GŒNEUTTE Norbert (1854-1894), Les Haleurs du Havre, la paye, 1882, gravure. MuMa musée d'art moderne André Malraux, Le Havre, don de Madame Deloche de Noyelle, 2018. © 2018 MuMa Le Havre / Charles Maslard
GŒNEUTTE Norbert (1854-1894), Les Haleurs du Havre, la paye, 1882, gravure. MuMa musée d'art moderne André Malraux, Le Havre, don de Madame Deloche de Noyelle, 2018. © 2018 MuMa Le Havre / Charles Maslard
Dans les ports maritimes et quand les navires étaient à voiles, les hâleurs étaient des travailleurs journaliers associés aux fonctions des pilotes et des lamaneurs. Souvent anciens marins ils avaient pour fonction, quand il n’y avait pas assez de vent où lorsqu’ils étaient contraires, de tirer depuis les quais les navires à l’aide des aussières pour le mener dans son bassin et pour aider aux manœuvres de retournement et d’amarrage. La scène les montre s’avançant à tour de rôle devant le bureau du Maître-Hâleur où va leur être remis leur paye du jour.

Le peintre de Marine havrais Adolphe Carbon-Bonquart a décrit ainsi le travail des hâleurs du port du Havre dans la revue Journal des voyages et des aventures de terre et de mer du 26 mars 1899:
Le pavillon blanc à croix noire a signalé « Pleine mer » : le trois-mâts, le cap sur le port, parcourt la dernière étape de son long voyage.

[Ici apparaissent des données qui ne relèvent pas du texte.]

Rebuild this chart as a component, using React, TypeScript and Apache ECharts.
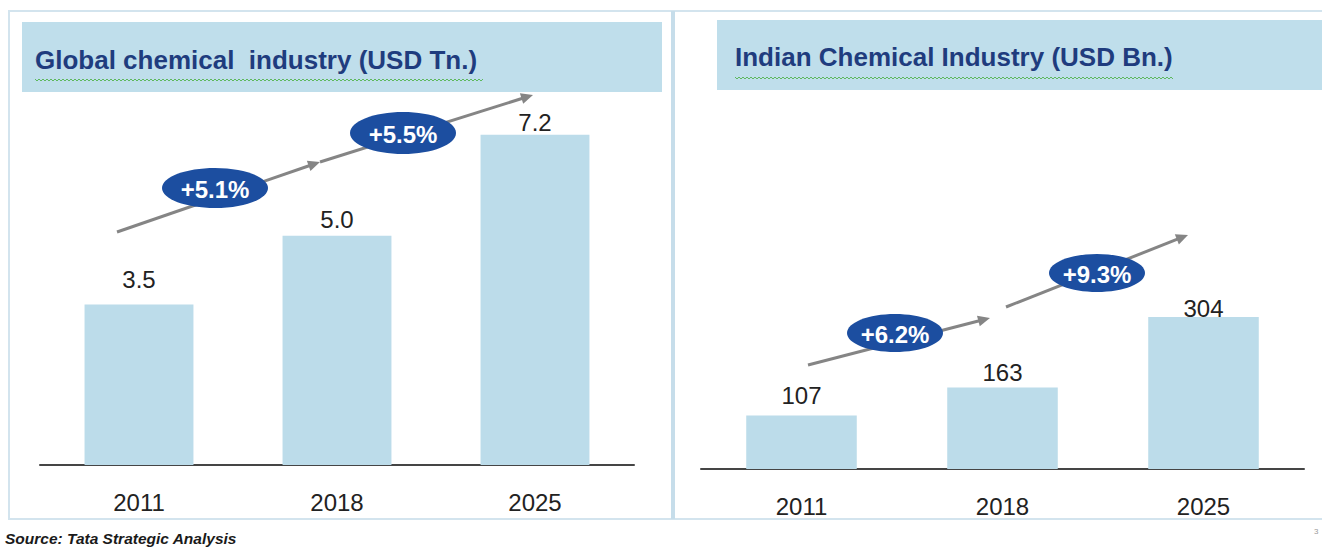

Une à une, ses voiles tombent ; on pèse les cargues, puis, en haut le monde pour ferler la toile ; les ancres sont au mouillage, pendues sur l’itague des mouilleurs.
Un canot du port accoste à l’avant et prend l’aussière de remorque, qui porte à l’estacade où sont rassemblés les hâleurs. On envoie un bout que le patron du canot frappe sur l’aussière et « Hale à terre ! hale ! ». Les mathurins embraquent à courir, puis, chaque homme s’espace, croche dans le filin mouillé et le halage commence, rythmé par le sifflet du maître hâleur – « De long ! de long ! z’enfants ! »
Des fois, un vieux entonne une chanson que les autres reprennent en chœur au refrain. (…)
Ah dame ! c’est dur, le vieux trois-mâts a le ventre plein : gaïac, campêche, coton ou guano.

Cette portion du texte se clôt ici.